Model Usage Overview
This page compares supported clients and explains when to use each mode.
Client Comparison
| Client | Constructor | Best for |
| OpenAI | from_openai(client, model_name=...) | Hosted OpenAI-compatible APIs |
| vLLM (Server) | from_vllm(client, model_name=...) | OpenAI-compatible vLLM HTTP server |
| vLLM (Offline) | from_vllm_offline(llm) | Local offline inference with vllm.LLM |
Support Matrix
| Capability | OpenAI | vLLM (Server) | vLLM (Offline) |
use_gim_prompt=True | Recommended | Only for non-GIM models | Only for non-GIM models |
output_type=None | Fallback when JSON is unsupported | Available but not recommended | Available but not recommended |
output_type="cfg" | Not available | Recommended | Recommended |
output_type="json" | Yes | Yes | Yes |
Initialization Differences
- OpenAI and vLLM server mode both take an OpenAI-compatible client object.
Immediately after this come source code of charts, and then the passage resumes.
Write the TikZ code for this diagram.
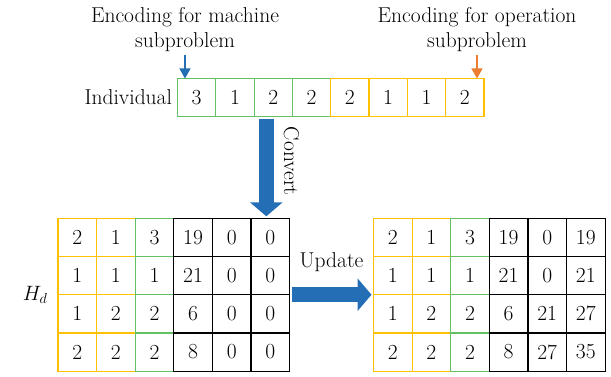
\documentclass[tikz,border=0pt]{standalone}
\usepackage{fontspec}
\usetikzlibrary{arrows.meta,positioning,calc}

\definecolor{cellgreen}{RGB}{100,192,100}
\definecolor{cellyellow}{RGB}{255,192,0}
\definecolor{arrowblue}{RGB}{36,110,182}
\definecolor{arroworange}{RGB}{237,125,49}

\begin{document}
\begin{tikzpicture}[x=1pt, y=-1pt, font=\fontsize{21.5}{25}\selectfont,
    cell/.style={draw=#1, line width=1.2pt, minimum width=38.6pt, minimum height=38.2pt, inner sep=0pt, outer sep=0pt},
    bigarrow/.style={draw=arrowblue, line width=15pt, -{Triangle[length=14pt, width=32pt]}, fill=arrowblue},
    pointer/.style={line width=1.2pt, -{Triangle[length=10pt, width=11pt]}}]
    \useasboundingbox (0,0) rectangle (611,377);

    % individual
    \foreach \v [count=\k] in {3,1,2,2}
        \node[cell=cellgreen, minimum width=38.3pt, minimum height=38pt] (i\k) at ({177.5+38.3*(\k-0.5)},97.5) {\v};
    \foreach \v [count=\k from 5] in {2,1,1,2}
        \node[cell=cellyellow, minimum width=38.3pt, minimum height=38pt] (i\k) at ({177.5+38.3*(\k-0.5)},97.5) {\v};
    \node[left=2pt of i1] (indiv) {Individual};

    \node[align=center] (mlab) at (185,29.6) {Encoding for machine\\subproblem};
    \node[align=center] (olab) at (477,29.6) {Encoding for operation\\subproblem};
    \draw[pointer, arrowblue] (mlab.south) -- (mlab.south |- i1.north);
    \draw[pointer, arroworange] (olab.south) -- (olab.south |- i8.north);

    % H_d before and after
    \foreach \row [count=\r] in {{2,1,3,19,0,0},{1,1,1,21,0,0},{1,2,2,6,0,0},{2,2,2,8,0,0}}
        \foreach \v [count=\c] in \row {
            \ifnum\c<3 \def\clr{cellyellow}\else\ifnum\c=3 \def\clr{cellgreen}\else\def\clr{black}\fi\fi
            \node[cell=\clr] (L-\r-\c) at ({58+38.6*(\c-0.5)},{218.3+38.2*(\r-0.5)}) {\v};
        }
    \foreach \row [count=\r] in {{2,1,3,19,0,19},{1,1,1,21,0,21},{1,2,2,6,21,27},{2,2,2,8,27,35}}
        \foreach \v [count=\c] in \row {
            \ifnum\c<3 \def\clr{cellyellow}\else\ifnum\c=3 \def\clr{cellgreen}\else\def\clr{black}\fi\fi
            \node[cell=\clr] (R-\r-\c) at ({373.5+38.6*(\c-0.5)},{218.3+38.2*(\r-0.5)}) {\v};
        }
    \node[anchor=east] (hd) at ([xshift=-7pt]L-2-1.south west) {$H_{\scriptstyle d}$};

    % convert
    \coordinate (ctop) at ([xshift=-4pt, yshift=-3pt]i3.south -| L-1-6.north);
    \coordinate (cend) at ([xshift=-4pt, yshift=2pt]L-1-6.north);
    \draw[bigarrow] (ctop) -- (cend);
    \node[rotate=-90, anchor=south] (convlab) at ($(ctop)!0.43!(cend)+(14,0)$) {Convert};

    % update
    \coordinate (ustart) at ([xshift=2pt]L-2-6.south east);
    \coordinate (uend) at ([xshift=-2pt]R-2-1.south west);
    \draw[bigarrow] (ustart) -- (uend);
    \node[anchor=south] (updlab) at ($(ustart)!0.5!(uend)+(0,-19)$) {Update};
\end{tikzpicture}
\end{document}
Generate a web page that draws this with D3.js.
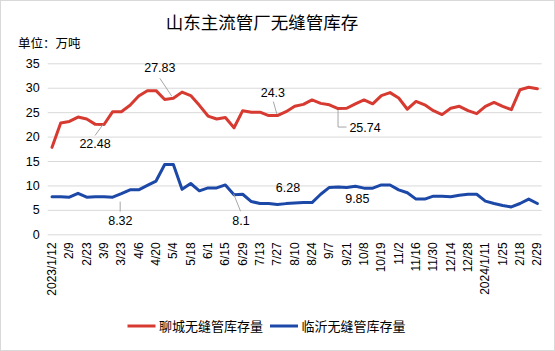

- vLLM offline mode takes a
vllm.LLM instance, not an OpenAI client. - For vLLM server mode, create the client with
base_url pointing to your server.
Prompt Usage Recommendation
- Most local workflows use GIM-trained models:
use_gim_prompt=False is preferred. - For non-GIM-trained models, enable
use_gim_prompt=True. - For OpenAI paths, prefer
use_gim_prompt=True.
Output Type Guide
OpenAI
- Prefer
output_type="json". - If your OpenAI provider does not support JSON constraints, use
output_type=None.
vLLM (Server / Offline)
- Prefer
output_type="cfg" for both GIM-trained and non-GIM models. output_type="json" is available when JSON output is specifically needed.
Common Optional Flags
include_grammar=True: include grammar text in query input. backend: choose Outlines backend implementation. **inference_kwargs: pass generation parameters to the underlying backend.